> [DATA LINES]:
_ _ _ _

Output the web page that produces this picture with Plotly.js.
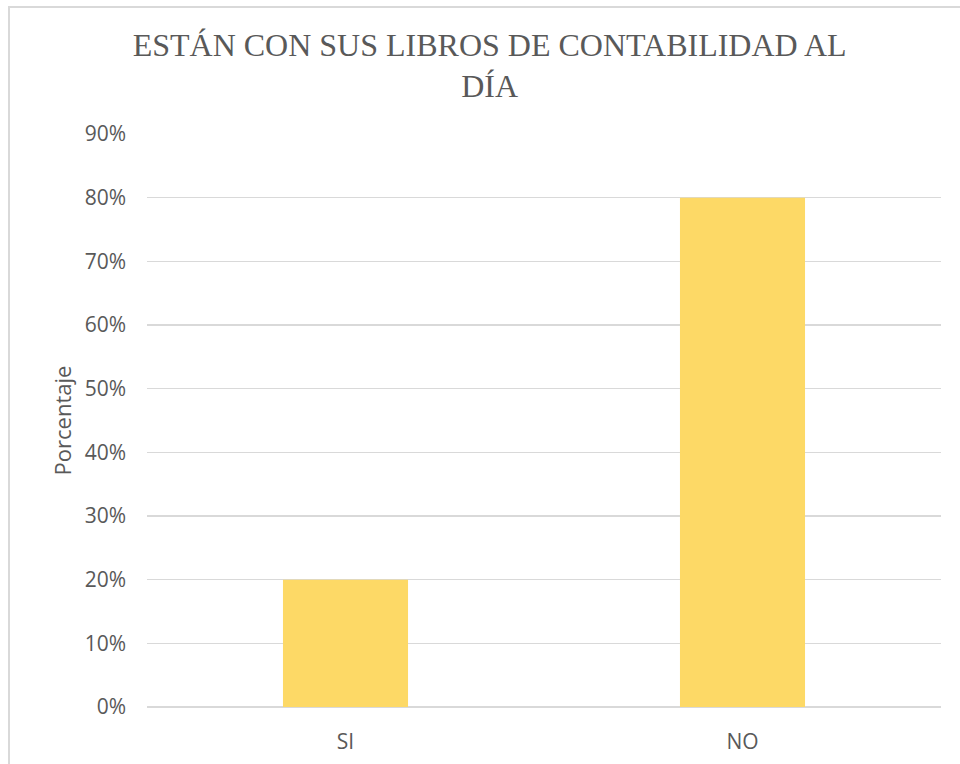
<!DOCTYPE html>
<html>
<head>
<meta charset="utf-8">
<script src="https://cdn.plot.ly/plotly-3.0.1.min.js"></script>
<style>
  html, body { margin: 0; padding: 0; background: #fff; overflow: hidden; }
  #chart { position: absolute; left: 0; top: 0; width: 960px; height: 764px; }
  #frame { position: absolute; left: 8px; top: 6px; width: 980px; height: 800px;
           border: 2px solid #d9d9d9; pointer-events: none; box-sizing: border-box; }
</style>
</head>
<body>
<div id="chart"></div>
<div id="frame"></div>
<script>
const categories = ["SI", "NO"];
const percentages = [0.20, 0.80];
const chartTitle = "ESTÁN CON SUS LIBROS DE CONTABILIDAD AL<br>DÍA";
const yAxisTitle = "Porcentaje";

const trace = {
  type: "bar",
  x: categories,
  y: percentages,
  marker: { color: "#FDD966" },
  hoverinfo: "x+y"
};

const layout = {
  width: 960,
  height: 764,
  paper_bgcolor: "#ffffff",
  plot_bgcolor: "#ffffff",
  margin: { l: 147, r: 19, t: 134, b: 57 },
  bargap: 0.685,
  showlegend: false,
  title: {
    text: chartTitle,
    font: { family: "Liberation Serif, Times New Roman, serif", size: 32, color: "#595959" },
    x: 0.51, xanchor: "center",
    y: 0.927, yanchor: "top"
  },
  xaxis: {
    type: "category",
    showgrid: false,
    showline: false,
    ticks: "",
    tickfont: { family: "Open Sans, sans-serif", size: 21, color: "#595959" },
    ticklabelstandoff: 20
  },
  yaxis: {
    range: [0, 0.9],
    dtick: 0.1,
    tickformat: ".0%",
    showgrid: true,
    gridcolor: "#d9d9d9",
    gridwidth: 1.5,
    zeroline: true,
    zerolinecolor: "#d9d9d9",
    zerolinewidth: 1.5,
    showline: false,
    ticks: "",
    ticklabelstandoff: 20,
    tickfont: { family: "Open Sans, sans-serif", size: 21, color: "#595959" },
    title: {
      text: yAxisTitle,
      font: { family: "Open Sans, sans-serif", size: 22, color: "#595959" },
      standoff: 6
    }
  }
};

Plotly.newPlot("chart", [trace], layout, { displayModeBar: false, staticPlot: true });
</script>
</body>
</html>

_ _ _ _

> [GIVEN PROBLEM]:
Quote everything in the listing above exactly; pictures are the only thing to omit.

> [RESULT FOR THIS TASK]:
Output the web page that produces this picture with Plotly.js.
<!DOCTYPE html>
<html>
<head>
<meta charset="utf-8">
<script src="https://cdn.plot.ly/plotly-3.0.1.min.js"></script>
<style>
  html, body { margin: 0; padding: 0; background: #fff; overflow: hidden; }
  #chart { position: absolute; left: 0; top: 0; width: 960px; height: 764px; }
  #frame { position: absolute; left: 8px; top: 6px; width: 980px; height: 800px;
           border: 2px solid #d9d9d9; pointer-events: none; box-sizing: border-box; }
</style>
</head>
<body>
<div id="chart"></div>
<div id="frame"></div>
<script>
const categories = ["SI", "NO"];
const percentages = [0.20, 0.80];
const chartTitle = "ESTÁN CON SUS LIBROS DE CONTABILIDAD AL<br>DÍA";
const yAxisTitle = "Porcentaje";

const trace = {
  type: "bar",
  x: categories,
  y: percentages,
  marker: { color: "#FDD966" },
  hoverinfo: "x+y"
};

const layout = {
  width: 960,
  height: 764,
  paper_bgcolor: "#ffffff",
  plot_bgcolor: "#ffffff",
  margin: { l: 147, r: 19, t: 134, b: 57 },
  bargap: 0.685,
  showlegend: false,
  title: {
    text: chartTitle,
    font: { family: "Liberation Serif, Times New Roman, serif", size: 32, color: "#595959" },
    x: 0.51, xanchor: "center",
    y: 0.927, yanchor: "top"
  },
  xaxis: {
    type: "category",
    showgrid: false,
    showline: false,
    ticks: "",
    tickfont: { family: "Open Sans, sans-serif", size: 21, color: "#595959" },
    ticklabelstandoff: 20
  },
  yaxis: {
    range: [0, 0.9],
    dtick: 0.1,
    tickformat: ".0%",
    showgrid: true,
    gridcolor: "#d9d9d9",
    gridwidth: 1.5,
    zeroline: true,
    zerolinecolor: "#d9d9d9",
    zerolinewidth: 1.5,
    showline: false,
    ticks: "",
    ticklabelstandoff: 20,
    tickfont: { family: "Open Sans, sans-serif", size: 21, color: "#595959" },
    title: {
      text: yAxisTitle,
      font: { family: "Open Sans, sans-serif", size: 22, color: "#595959" },
      standoff: 6
    }
  }
};

Plotly.newPlot("chart", [trace], layout, { displayModeBar: false, staticPlot: true });
</script>
</body>
</html>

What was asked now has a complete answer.